Senior Features: Oxford’s Musicians

Zoharys Jaen, Staff Writer

With the recent choir and orchestra show, Joseph and the Amazing Technicolor Dreamcoat, it’s the perfect time to interview seniors who have been in instrumental music for years and hear about their experiences along the way.

Violist Ivan Tsou — What’s something you wish people knew about orchestra?

“It’s not as scary as it seems. When I was in seventh grade, orchestra seemed very scary. [I’d] never played an instrument before, thinking it was hard. It turned out that you learn a lot as long as you try. I significantly improved and now I’m playing music that a year ago was impossible for me to play. The gratification I got from being able to play pieces that were harder than I would’ve imagined is amazing.”

Violist Andrew Phan — How have you grown from when you first joined?

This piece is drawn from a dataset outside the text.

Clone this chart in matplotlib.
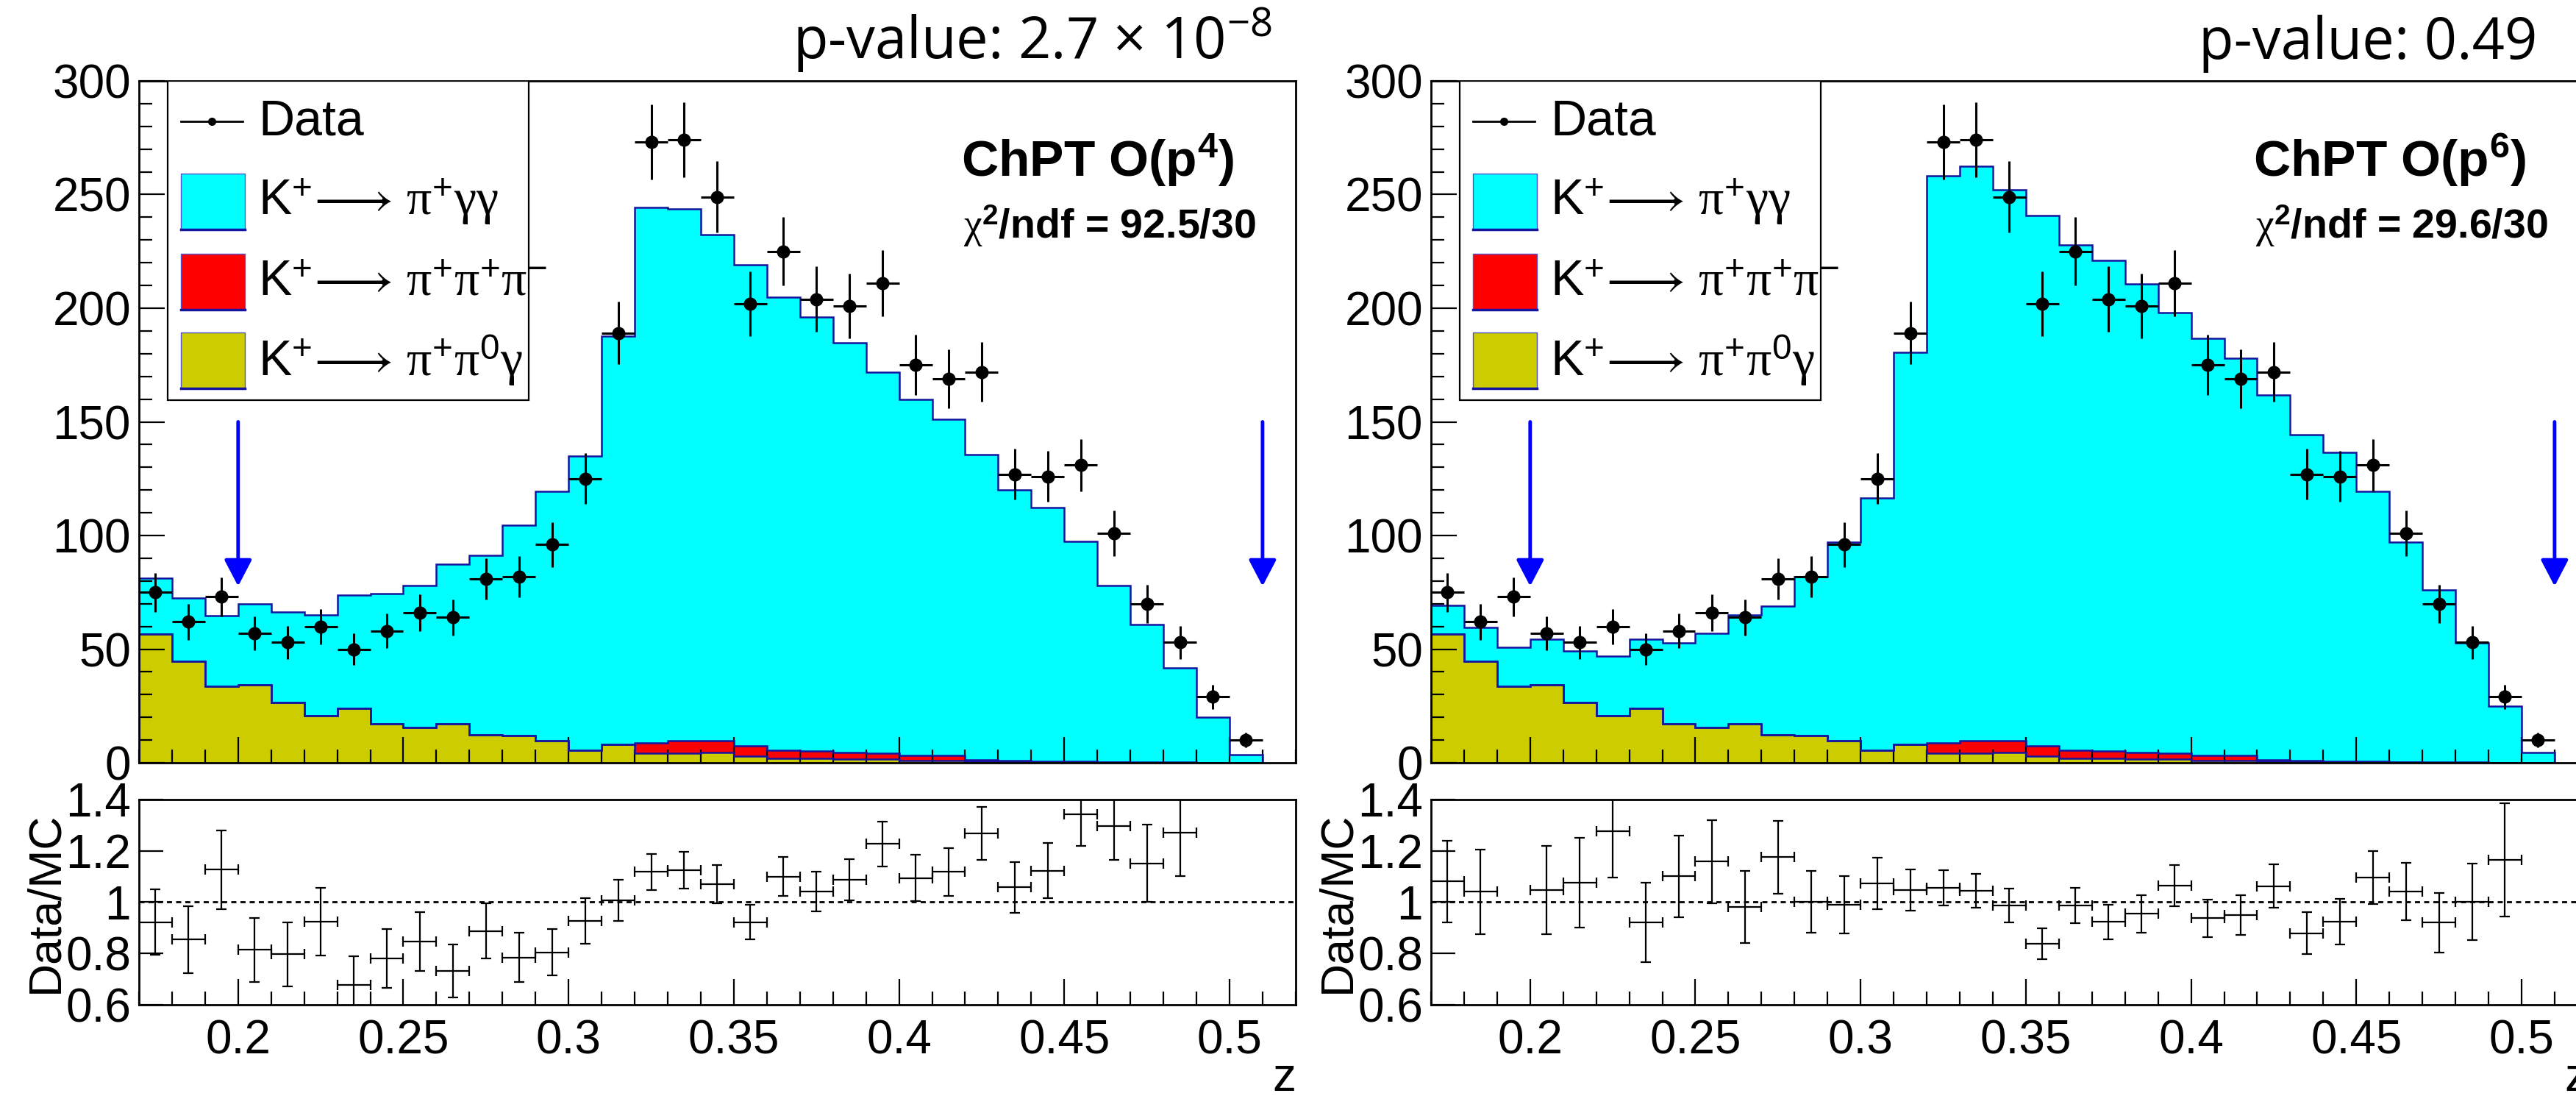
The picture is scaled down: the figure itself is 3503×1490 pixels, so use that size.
import numpy as np
import matplotlib.pyplot as plt
from matplotlib.patches import Rectangle
from matplotlib.lines import Line2D
from matplotlib.ticker import MultipleLocator, FixedLocator, FixedFormatter, FormatStrFormatter

plt.rcParams['font.family'] = ['Liberation Sans', 'DejaVu Sans']
plt.rcParams['mathtext.fontset'] = 'custom'
plt.rcParams['mathtext.rm'] = 'Liberation Serif'
plt.rcParams['mathtext.it'] = 'Liberation Serif:italic'
plt.rcParams['mathtext.sf'] = 'Liberation Sans'
plt.rcParams['mathtext.bf'] = 'Liberation Sans:bold'
plt.rcParams['mathtext.fallback'] = 'stix'

# z binning: 34 bins of 0.01 from 0.17 to 0.51
edges = np.linspace(0.17, 0.51, 35)
centers = edges[:-1] + 0.005

# data counts per bin
data = np.array([75, 62, 73, 57, 53, 60, 50, 58, 66, 64,
                 81, 82, 96, 125, 189, 273, 274, 249, 202, 225,
                 204, 201, 211, 175, 169, 172, 127, 126, 131, 101,
                 70, 53, 29, 10], dtype=float)

# backgrounds (same in both fits)
pi0gamma = np.array([56.7, 44.8, 33.6, 34.4, 26.7, 20.7, 24.1, 17.2, 15.7, 17.2,
                     12.2, 11.9, 9.6, 5.6, 8.0, 4.3, 4.3, 4.6, 3.0, 1.9,
                     1.9, 1.6, 1.6, 1.0, 1.0, 0.6, 0.4, 0.3, 0.2, 0.2,
                     0.1, 0.1, 0.1, 0.0])
pipipi = np.array([0, 0, 0, 0, 0, 0, 0, 0, 0, 0,
                   0, 0, 0, 0, 0, 4.4, 5.3, 5.0, 4.6, 3.7,
                   3.4, 2.9, 2.5, 2.4, 2.2, 0.8, 0.5, 0.4, 0.3, 0.2,
                   0.1, 0.1, 0.0, 0.0])

# K+ -> pi+ gamma gamma signal, O(p4) and O(p6)
signal_p4 = np.array([24.6, 27.8, 31.2, 35.6, 39.8, 44.3, 49.7, 57.1, 62.2, 70.2,
                      79.0, 92.6, 109.8, 129.2, 179.6, 235.5, 234.0, 222.9, 211.5, 199.1,
                      190.7, 180.3, 167.9, 156.5, 148.0, 134.3, 119.2, 111.5, 97.0, 77.5,
                      60.6, 41.5, 19.9, 3.6])
signal_p6 = np.array([12.7, 14.8, 17.3, 20.0, 22.5, 26.3, 30.2, 35.5, 41.3, 48.0,
                      56.7, 70.0, 87.4, 111.0, 172.5, 249.6, 252.9, 242.4, 233.3, 222.3,
                      215.8, 206.1, 194.0, 183.3, 174.8, 160.4, 143.5, 135.8, 119.0, 96.6,
                      75.9, 52.7, 24.8, 4.5])

# Data/MC uncertainties
ratio_err_p4 = np.array([0.128, 0.130, 0.153, 0.125, 0.125, 0.132, 0.113, 0.115, 0.115, 0.104,
                         0.108, 0.096, 0.090, 0.088, 0.080, 0.071, 0.072, 0.074, 0.068, 0.076,
                         0.077, 0.081, 0.088, 0.090, 0.092, 0.103, 0.100, 0.107, 0.123, 0.131,
                         0.150, 0.170, 0.250, 0.900])
ratio_err_p6 = np.array([0.159, 0.165, 0.200, 0.172, 0.175, 0.180, 0.155, 0.160, 0.163, 0.140,
                         0.142, 0.121, 0.112, 0.100, 0.080, 0.069, 0.066, 0.066, 0.060, 0.068,
                         0.068, 0.073, 0.080, 0.073, 0.077, 0.085, 0.083, 0.089, 0.102, 0.112,
                         0.117, 0.150, 0.220, 0.900])

cut_positions = [0.20, 0.51]

legend_labels = [
    'Data',
    r'$\mathsf{K}^{\mathsf{+}}\!\longrightarrow\,\mathrm{\pi}^{\mathsf{+}}\mathrm{\gamma\gamma}$',
    r'$\mathsf{K}^{\mathsf{+}}\!\longrightarrow\,\mathrm{\pi}^{\mathsf{+}}\mathrm{\pi}^{\mathsf{+}}\mathrm{\pi}^{\mathsf{-}}$',
    r'$\mathsf{K}^{\mathsf{+}}\!\longrightarrow\,\mathrm{\pi}^{\mathsf{+}}\mathrm{\pi}^{\mathsf{0}}\mathrm{\gamma}$',
]

CYAN = '#00ffff'
RED = '#ff0000'
OLIVE = '#cccc00'
NAVY = '#1414a0'

fig = plt.figure(figsize=(35.03, 14.90), dpi=100)


def style_axis(a):
    a.set_xlim(0.17, 0.52)
    a.xaxis.set_major_locator(MultipleLocator(0.05))
    a.xaxis.set_minor_locator(MultipleLocator(0.01))
    a.tick_params(which='both', direction='in', top=False, right=False,
                  width=1.6, labelsize=46, pad=8)
    a.tick_params(which='major', length=25)
    a.tick_params(which='minor', length=13)
    for s in a.spines.values():
        s.set_linewidth(2)


def draw_panel(left, signal, ratio_err, model_text, chi2_text, pvalue_text, pvalue_x):
    ax = fig.add_axes([left, 0.3040, 0.4490, 0.6222])
    rax = fig.add_axes([left, 0.0832, 0.4490, 0.1873])

    bkg = pi0gamma + pipipi
    total = bkg + signal

    # stacked histograms
    for top, col in [(total, CYAN), (bkg, RED), (pi0gamma, OLIVE)]:
        ax.stairs(top, edges, fill=True, color=col, zorder=1)
        ax.stairs(top, edges, color=NAVY, lw=1.8, zorder=2)

    ax.errorbar(centers, data, xerr=0.005, yerr=np.sqrt(data), fmt='o',
                color='black', ms=12, elinewidth=2.2, capsize=0, zorder=4)

    for zc in cut_positions:
        ax.annotate('', xy=(zc, 77.7), xytext=(zc, 150),
                    arrowprops=dict(arrowstyle='-|>,head_length=2.2,head_width=1.15',
                                    mutation_scale=10, lw=3.5, color='#0000ff',
                                    shrinkA=0, shrinkB=0), zorder=5)

    style_axis(ax)
    ax.set_ylim(0, 300)
    ax.yaxis.set_major_locator(MultipleLocator(50))
    ax.yaxis.set_minor_locator(MultipleLocator(10))
    ax.tick_params(labelbottom=False)

    # legend box
    ax.add_patch(Rectangle((0.0248, 0.532), 0.312, 0.468, transform=ax.transAxes,
                           facecolor='white', edgecolor='black', lw=1.6, zorder=6))
    ys = [0.9406, 0.823, 0.705, 0.590]
    ax.add_line(Line2D([0.0362, 0.0896], [ys[0], ys[0]], transform=ax.transAxes,
                       color='black', lw=2, zorder=7))
    ax.plot([0.063], [ys[0]], 'o', color='black', ms=7, transform=ax.transAxes, zorder=8)
    for y, col in zip(ys[1:], [CYAN, RED, OLIVE]):
        ax.add_patch(Rectangle((0.0362, y - 0.041), 0.0553, 0.082, transform=ax.transAxes,
                               facecolor=col, edgecolor='#5050d0', lw=1.0, zorder=7))
        ax.add_line(Line2D([0.0362, 0.0915], [y - 0.041, y - 0.041], transform=ax.transAxes,
                           color=NAVY, lw=2.5, zorder=8))
    for y, lab in zip(ys, legend_labels):
        ax.text(0.103, y, lab, transform=ax.transAxes, fontsize=49,
                ha='left', va='center', zorder=9)

    ax.text(0.711, 0.860, model_text, transform=ax.transAxes, fontsize=50,
            fontweight='bold', ha='left', va='baseline')
    ax.text(0.713, 0.769, chi2_text, transform=ax.transAxes, fontsize=40,
            fontweight='bold', ha='left', va='baseline')

    fig.text(pvalue_x, 0.9463, pvalue_text, fontsize=56, family='Open Sans',
             ha='right', va='baseline')

    # ratio panel
    ratio = data / total
    show = (ratio >= 0.6) & (ratio <= 1.4)
    rax.axhline(1.0, color='black', lw=2, ls=(0, (2.5, 2)), zorder=1)
    rax.errorbar(centers[show], ratio[show], xerr=0.005, yerr=ratio_err[show], fmt='none',
                 ecolor='black', elinewidth=1.6, capsize=5, capthick=1.6, zorder=3)
    style_axis(rax)
    rax.set_ylim(0.6, 1.4)
    rax.yaxis.set_major_locator(FixedLocator([0.6, 0.8, 1.0, 1.2, 1.4]))
    rax.yaxis.set_major_formatter(FixedFormatter(['0.6', '0.8', '1', '1.2', '1.4']))
    rax.xaxis.set_major_formatter(FormatStrFormatter('%g'))
    rax.tick_params(axis='x', pad=14)
    rax.tick_params(axis='y', which='major', length=24)
    rax.text(-0.081, 0.5, 'Data/MC', transform=rax.transAxes, rotation=90,
             fontsize=45, ha='center', va='center')
    rax.text(1.0, -0.36, 'z', transform=rax.transAxes, fontsize=46,
             ha='right', va='center')


draw_panel(0.05395, signal_p4, ratio_err_p4, r'ChPT O(p$\mathregular{^{4}}$)',
           r'$\mathrm{\chi}^{\mathregular{2}}$/ndf = 92.5/30',
           r'p-value: 2.7 × 10$\mathregular{^{-8}}$', 0.4936)
draw_panel(0.55552, signal_p6, ratio_err_p6, r'ChPT O(p$\mathregular{^{6}}$)',
           r'$\mathrm{\chi}^{\mathregular{2}}$/ndf = 29.6/30',
           'p-value: 0.49', 0.9849)

fig.savefig('out.png', dpi=100)
plt.close(fig)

“I’ve won a few state piano competitions, but they’ve all been solo pianos. Being in a huge ensemble where I’m supporting everyone else was hard for me and there’s a bit of ego I had to let go of. It’s the tenacity to keep going even though you’re not the center of attention. Every instrument has a certain role in the orchestra: violins are the high melodic voices, while the lower instruments like the bass provide the harmonies used to keep the music grounded. By embracing and playing my role, I was able to mature into a more interdependent person.”

Violinist Logan Szeto — What is your favorite memory in orchestra?

“Performing [at] Segerstrom Center in Costa Mesa. It was eye-opening because if you get really good, you can play at an amazing hall. Having that opportunity as a high schooler is amazing.”

Saxophonist Mahek Kanda — What are some expectations you hope to achieve in orchestra?

“My goal would be to help younger students see orchestra the same way I see it. I want them to experience the stress-relief aspect, the fun aspect. To see how band and orchestra can make an impact on their lives.”

Flutist Juliana Duenas — What do you hope to do in the future?

“I want to keep doing band after I graduate from college. Music is fun. I went to my first concert when I was ten and something about being in a band means a lot to me, especially when you can tell people care. It would make me sad if I met myself thirty years in the future and I forgot how to read music.”

Cellist Lucas Liem – Senior advice?

“Fake it till you make it.”


After years of hard work, these seniors are proud of their growth as leaders of their orchestra classes, something any beginner dreams of when they first enter the class. Make sure to show your support for instrumental music as they perform their final great performances at Oxford!